--- START DATA LINES ---

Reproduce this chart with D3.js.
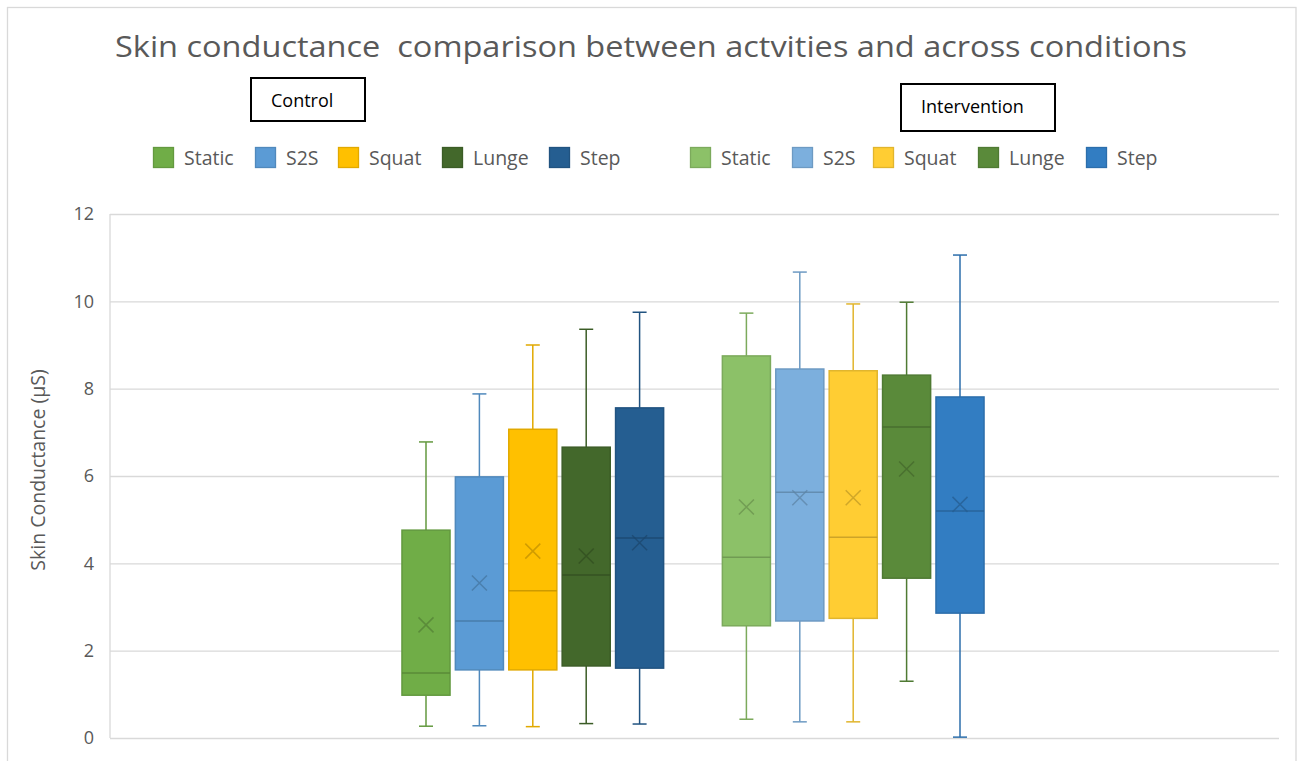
<!DOCTYPE html>
<html>
<head>
<meta charset="utf-8">
<script src="https://cdn.jsdelivr.net/npm/d3@7"></script>
<style>
  html, body { margin: 0; padding: 0; background: #fff; }
  svg { display: block; font-family: "Open Sans", "Noto Sans", sans-serif; }
</style>
</head>
<body>
<svg id="chart" width="1303" height="761"></svg>
<script>
// ---------------- DATA ----------------
const title = "Skin conductance  comparison between actvities and across conditions";
const yAxisTitle = "Skin Conductance (\u00B5S)";
const activities = ["Static", "S2S", "Squat", "Lunge", "Step"];
const conditions = ["Control", "Intervention"];
const yTicks = [0, 2, 4, 6, 8, 10, 12];

const controlMin    = [0.27, 0.28, 0.26, 0.33, 0.32];
const controlQ1     = [0.98, 1.56, 1.56, 1.65, 1.60];
const controlMedian = [1.49, 2.68, 3.37, 3.73, 4.58];
const controlQ3     = [4.76, 5.98, 7.07, 6.66, 7.56];
const controlMax    = [6.78, 7.88, 9.00, 9.36, 9.75];
const controlMean   = [2.59, 3.55, 4.28, 4.17, 4.47];

const interventionMin    = [0.43, 0.37, 0.37, 1.30, 0.02];
const interventionQ1     = [2.57, 2.68, 2.74, 3.66, 2.86];
const interventionMedian = [4.14, 5.63, 4.60, 7.12, 5.20];
const interventionQ3     = [8.75, 8.45, 8.41, 8.31, 7.81];
const interventionMax    = [9.73, 10.67, 9.94, 9.98, 11.06];
const interventionMean   = [5.29, 5.50, 5.50, 6.16, 5.35];

const controlColors      = ["#70AD47", "#5B9BD5", "#FFC000", "#43682B", "#255E91"];
const interventionColors = ["#8CC168", "#7CAFDD", "#FFCD33", "#5A8A3A", "#327DC2"];

// ---------------- BUILD SERIES ----------------
function build(cond, mn, q1, med, q3, mx, mean, colors) {
  return activities.map((a, i) => ({
    key: cond + "-" + a, cond, activity: a,
    min: mn[i], q1: q1[i], median: med[i], q3: q3[i], max: mx[i], mean: mean[i],
    color: colors[i]
  }));
}
const controlSeries = build("Control", controlMin, controlQ1, controlMedian, controlQ3, controlMax, controlMean, controlColors);
const interventionSeries = build("Intervention", interventionMin, interventionQ1, interventionMedian, interventionQ3, interventionMax, interventionMean, interventionColors);
const allSeries = controlSeries.concat(interventionSeries);

// ---------------- LAYOUT ----------------
const svg = d3.select("#chart");
const plot = { left: 110, right: 1279, top: 214, bottom: 738 };
const textColor = "#595959";
const gridColor = "#D9D9D9";

// chart frame
svg.append("rect")
  .attr("x", 7.5).attr("y", 7.5)
  .attr("width", 1296 - 7.5).attr("height", 800)
  .attr("fill", "#fff").attr("stroke", gridColor).attr("stroke-width", 1.3);

const y = d3.scaleLinear().domain([0, 12]).range([plot.bottom, plot.top]);

// slots: 5 control, one empty gap, 5 intervention
const slots = controlSeries.map(d => d.key).concat(["gap"], interventionSeries.map(d => d.key));
const step = 53.4;
const cx = (plot.left + plot.right) / 2 - 1.5;
const x = d3.scaleBand()
  .domain(slots)
  .range([cx - step * slots.length / 2, cx + step * slots.length / 2])
  .paddingInner(0.1).paddingOuter(0.05);

// gridlines
const yAxis = d3.axisLeft(y).tickValues(yTicks).tickSize(-(plot.right - plot.left)).tickPadding(16);
const gAxis = svg.append("g").attr("transform", `translate(${plot.left},0)`).call(yAxis);
gAxis.select(".domain").remove();
gAxis.selectAll(".tick line").attr("stroke", gridColor).attr("stroke-width", 1.3);
gAxis.selectAll(".tick text")
  .attr("fill", textColor).attr("font-size", 18)
  .attr("font-family", "'Open Sans', sans-serif");
// left vertical axis line
svg.append("line")
  .attr("x1", plot.left).attr("x2", plot.left)
  .attr("y1", plot.top).attr("y2", plot.bottom)
  .attr("stroke", gridColor).attr("stroke-width", 1.3);

// y-axis title
svg.append("text")
  .attr("transform", `translate(45,470) rotate(-90)`)
  .attr("text-anchor", "middle")
  .attr("fill", textColor).attr("font-size", 19.5)
  .text(yAxisTitle);

// title
svg.append("text")
  .attr("x", 651).attr("y", 57)
  .attr("text-anchor", "middle")
  .attr("xml:space", "preserve")
  .style("white-space", "pre")
  .attr("fill", textColor).attr("font-size", 29)
  .attr("textLength", 1072).attr("lengthAdjust", "spacingAndGlyphs")
  .text(title);

// ---------------- BOXES ----------------
const capW = 14;
const gBoxes = svg.append("g");
allSeries.forEach(d => {
  const g = gBoxes.append("g");
  const x0 = x(d.key), bw = x.bandwidth(), xm = x0 + bw / 2;
  const stroke = d3.color(d.color).darker(0.35).formatHex();
  const dark = d3.color(d.color).darker(0.8).formatHex();
  // whiskers
  g.append("line").attr("x1", xm).attr("x2", xm).attr("y1", y(d.q3)).attr("y2", y(d.max))
    .attr("stroke", stroke).attr("stroke-width", 1.5);
  g.append("line").attr("x1", xm).attr("x2", xm).attr("y1", y(d.q1)).attr("y2", y(d.min))
    .attr("stroke", stroke).attr("stroke-width", 1.5);
  g.append("line").attr("x1", xm - capW / 2).attr("x2", xm + capW / 2).attr("y1", y(d.max)).attr("y2", y(d.max))
    .attr("stroke", stroke).attr("stroke-width", 1.5);
  g.append("line").attr("x1", xm - capW / 2).attr("x2", xm + capW / 2).attr("y1", y(d.min)).attr("y2", y(d.min))
    .attr("stroke", stroke).attr("stroke-width", 1.5);
  // box
  g.append("rect").attr("x", x0).attr("width", bw)
    .attr("y", y(d.q3)).attr("height", y(d.q1) - y(d.q3))
    .attr("fill", d.color).attr("stroke", stroke).attr("stroke-width", 1.5);
  // median
  g.append("line").attr("x1", x0).attr("x2", x0 + bw).attr("y1", y(d.median)).attr("y2", y(d.median))
    .attr("stroke", dark).attr("stroke-width", 1.5).attr("stroke-opacity", 0.8);
  // mean X
  const s = 7.5, ym = y(d.mean);
  g.append("path")
    .attr("d", `M${xm - s},${ym - s}L${xm + s},${ym + s}M${xm - s},${ym + s}L${xm + s},${ym - s}`)
    .attr("stroke", dark).attr("stroke-width", 1.5).attr("stroke-opacity", 0.75).attr("fill", "none");
});

// ---------------- LEGENDS ----------------
const legendControlX = [153, 255, 338, 442, 549];
const legendInterventionX = [690, 792, 873, 978, 1086];
function legend(series, xs) {
  series.forEach((d, i) => {
    const stroke = d3.color(d.color).darker(0.35).formatHex();
    svg.append("rect").attr("x", xs[i] + 0.5).attr("y", 147.5).attr("width", 20).attr("height", 20)
      .attr("fill", d.color).attr("stroke", stroke).attr("stroke-width", 1.3);
    svg.append("text").attr("x", xs[i] + 31).attr("y", 165)
      .attr("fill", textColor).attr("font-size", 19.5).text(d.activity);
  });
}
legend(controlSeries, legendControlX);
legend(interventionSeries, legendInterventionX);

// condition labels in boxes
const condBoxes = [
  { label: conditions[0], x: 251, y: 78, w: 114, h: 43 },
  { label: conditions[1], x: 901, y: 84, w: 154, h: 47 }
];
condBoxes.forEach(b => {
  svg.append("rect").attr("x", b.x).attr("y", b.y).attr("width", b.w).attr("height", b.h)
    .attr("fill", "#fff").attr("stroke", "#000").attr("stroke-width", 2);
  svg.append("text").attr("x", b.x + 20).attr("y", b.y + 29)
    .attr("fill", "#000").attr("font-size", 18).text(b.label);
});
</script>
</body>
</html>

--- END DATA LINES ---

• TASK: Leave out the pictures and reproduce the rest of the listing exactly.

• ANSWER TO THE EXERCISE:
Reproduce this chart with D3.js.
<!DOCTYPE html>
<html>
<head>
<meta charset="utf-8">
<script src="https://cdn.jsdelivr.net/npm/d3@7"></script>
<style>
  html, body { margin: 0; padding: 0; background: #fff; }
  svg { display: block; font-family: "Open Sans", "Noto Sans", sans-serif; }
</style>
</head>
<body>
<svg id="chart" width="1303" height="761"></svg>
<script>
// ---------------- DATA ----------------
const title = "Skin conductance  comparison between actvities and across conditions";
const yAxisTitle = "Skin Conductance (\u00B5S)";
const activities = ["Static", "S2S", "Squat", "Lunge", "Step"];
const conditions = ["Control", "Intervention"];
const yTicks = [0, 2, 4, 6, 8, 10, 12];

const controlMin    = [0.27, 0.28, 0.26, 0.33, 0.32];
const controlQ1     = [0.98, 1.56, 1.56, 1.65, 1.60];
const controlMedian = [1.49, 2.68, 3.37, 3.73, 4.58];
const controlQ3     = [4.76, 5.98, 7.07, 6.66, 7.56];
const controlMax    = [6.78, 7.88, 9.00, 9.36, 9.75];
const controlMean   = [2.59, 3.55, 4.28, 4.17, 4.47];

const interventionMin    = [0.43, 0.37, 0.37, 1.30, 0.02];
const interventionQ1     = [2.57, 2.68, 2.74, 3.66, 2.86];
const interventionMedian = [4.14, 5.63, 4.60, 7.12, 5.20];
const interventionQ3     = [8.75, 8.45, 8.41, 8.31, 7.81];
const interventionMax    = [9.73, 10.67, 9.94, 9.98, 11.06];
const interventionMean   = [5.29, 5.50, 5.50, 6.16, 5.35];

const controlColors      = ["#70AD47", "#5B9BD5", "#FFC000", "#43682B", "#255E91"];
const interventionColors = ["#8CC168", "#7CAFDD", "#FFCD33", "#5A8A3A", "#327DC2"];

// ---------------- BUILD SERIES ----------------
function build(cond, mn, q1, med, q3, mx, mean, colors) {
  return activities.map((a, i) => ({
    key: cond + "-" + a, cond, activity: a,
    min: mn[i], q1: q1[i], median: med[i], q3: q3[i], max: mx[i], mean: mean[i],
    color: colors[i]
  }));
}
const controlSeries = build("Control", controlMin, controlQ1, controlMedian, controlQ3, controlMax, controlMean, controlColors);
const interventionSeries = build("Intervention", interventionMin, interventionQ1, interventionMedian, interventionQ3, interventionMax, interventionMean, interventionColors);
const allSeries = controlSeries.concat(interventionSeries);

// ---------------- LAYOUT ----------------
const svg = d3.select("#chart");
const plot = { left: 110, right: 1279, top: 214, bottom: 738 };
const textColor = "#595959";
const gridColor = "#D9D9D9";

// chart frame
svg.append("rect")
  .attr("x", 7.5).attr("y", 7.5)
  .attr("width", 1296 - 7.5).attr("height", 800)
  .attr("fill", "#fff").attr("stroke", gridColor).attr("stroke-width", 1.3);

const y = d3.scaleLinear().domain([0, 12]).range([plot.bottom, plot.top]);

// slots: 5 control, one empty gap, 5 intervention
const slots = controlSeries.map(d => d.key).concat(["gap"], interventionSeries.map(d => d.key));
const step = 53.4;
const cx = (plot.left + plot.right) / 2 - 1.5;
const x = d3.scaleBand()
  .domain(slots)
  .range([cx - step * slots.length / 2, cx + step * slots.length / 2])
  .paddingInner(0.1).paddingOuter(0.05);

// gridlines
const yAxis = d3.axisLeft(y).tickValues(yTicks).tickSize(-(plot.right - plot.left)).tickPadding(16);
const gAxis = svg.append("g").attr("transform", `translate(${plot.left},0)`).call(yAxis);
gAxis.select(".domain").remove();
gAxis.selectAll(".tick line").attr("stroke", gridColor).attr("stroke-width", 1.3);
gAxis.selectAll(".tick text")
  .attr("fill", textColor).attr("font-size", 18)
  .attr("font-family", "'Open Sans', sans-serif");
// left vertical axis line
svg.append("line")
  .attr("x1", plot.left).attr("x2", plot.left)
  .attr("y1", plot.top).attr("y2", plot.bottom)
  .attr("stroke", gridColor).attr("stroke-width", 1.3);

// y-axis title
svg.append("text")
  .attr("transform", `translate(45,470) rotate(-90)`)
  .attr("text-anchor", "middle")
  .attr("fill", textColor).attr("font-size", 19.5)
  .text(yAxisTitle);

// title
svg.append("text")
  .attr("x", 651).attr("y", 57)
  .attr("text-anchor", "middle")
  .attr("xml:space", "preserve")
  .style("white-space", "pre")
  .attr("fill", textColor).attr("font-size", 29)
  .attr("textLength", 1072).attr("lengthAdjust", "spacingAndGlyphs")
  .text(title);

// ---------------- BOXES ----------------
const capW = 14;
const gBoxes = svg.append("g");
allSeries.forEach(d => {
  const g = gBoxes.append("g");
  const x0 = x(d.key), bw = x.bandwidth(), xm = x0 + bw / 2;
  const stroke = d3.color(d.color).darker(0.35).formatHex();
  const dark = d3.color(d.color).darker(0.8).formatHex();
  // whiskers
  g.append("line").attr("x1", xm).attr("x2", xm).attr("y1", y(d.q3)).attr("y2", y(d.max))
    .attr("stroke", stroke).attr("stroke-width", 1.5);
  g.append("line").attr("x1", xm).attr("x2", xm).attr("y1", y(d.q1)).attr("y2", y(d.min))
    .attr("stroke", stroke).attr("stroke-width", 1.5);
  g.append("line").attr("x1", xm - capW / 2).attr("x2", xm + capW / 2).attr("y1", y(d.max)).attr("y2", y(d.max))
    .attr("stroke", stroke).attr("stroke-width", 1.5);
  g.append("line").attr("x1", xm - capW / 2).attr("x2", xm + capW / 2).attr("y1", y(d.min)).attr("y2", y(d.min))
    .attr("stroke", stroke).attr("stroke-width", 1.5);
  // box
  g.append("rect").attr("x", x0).attr("width", bw)
    .attr("y", y(d.q3)).attr("height", y(d.q1) - y(d.q3))
    .attr("fill", d.color).attr("stroke", stroke).attr("stroke-width", 1.5);
  // median
  g.append("line").attr("x1", x0).attr("x2", x0 + bw).attr("y1", y(d.median)).attr("y2", y(d.median))
    .attr("stroke", dark).attr("stroke-width", 1.5).attr("stroke-opacity", 0.8);
  // mean X
  const s = 7.5, ym = y(d.mean);
  g.append("path")
    .attr("d", `M${xm - s},${ym - s}L${xm + s},${ym + s}M${xm - s},${ym + s}L${xm + s},${ym - s}`)
    .attr("stroke", dark).attr("stroke-width", 1.5).attr("stroke-opacity", 0.75).attr("fill", "none");
});

// ---------------- LEGENDS ----------------
const legendControlX = [153, 255, 338, 442, 549];
const legendInterventionX = [690, 792, 873, 978, 1086];
function legend(series, xs) {
  series.forEach((d, i) => {
    const stroke = d3.color(d.color).darker(0.35).formatHex();
    svg.append("rect").attr("x", xs[i] + 0.5).attr("y", 147.5).attr("width", 20).attr("height", 20)
      .attr("fill", d.color).attr("stroke", stroke).attr("stroke-width", 1.3);
    svg.append("text").attr("x", xs[i] + 31).attr("y", 165)
      .attr("fill", textColor).attr("font-size", 19.5).text(d.activity);
  });
}
legend(controlSeries, legendControlX);
legend(interventionSeries, legendInterventionX);

// condition labels in boxes
const condBoxes = [
  { label: conditions[0], x: 251, y: 78, w: 114, h: 43 },
  { label: conditions[1], x: 901, y: 84, w: 154, h: 47 }
];
condBoxes.forEach(b => {
  svg.append("rect").attr("x", b.x).attr("y", b.y).attr("width", b.w).attr("height", b.h)
    .attr("fill", "#fff").attr("stroke", "#000").attr("stroke-width", 2);
  svg.append("text").attr("x", b.x + 20).attr("y", b.y + 29)
    .attr("fill", "#000").attr("font-size", 18).text(b.label);
});
</script>
</body>
</html>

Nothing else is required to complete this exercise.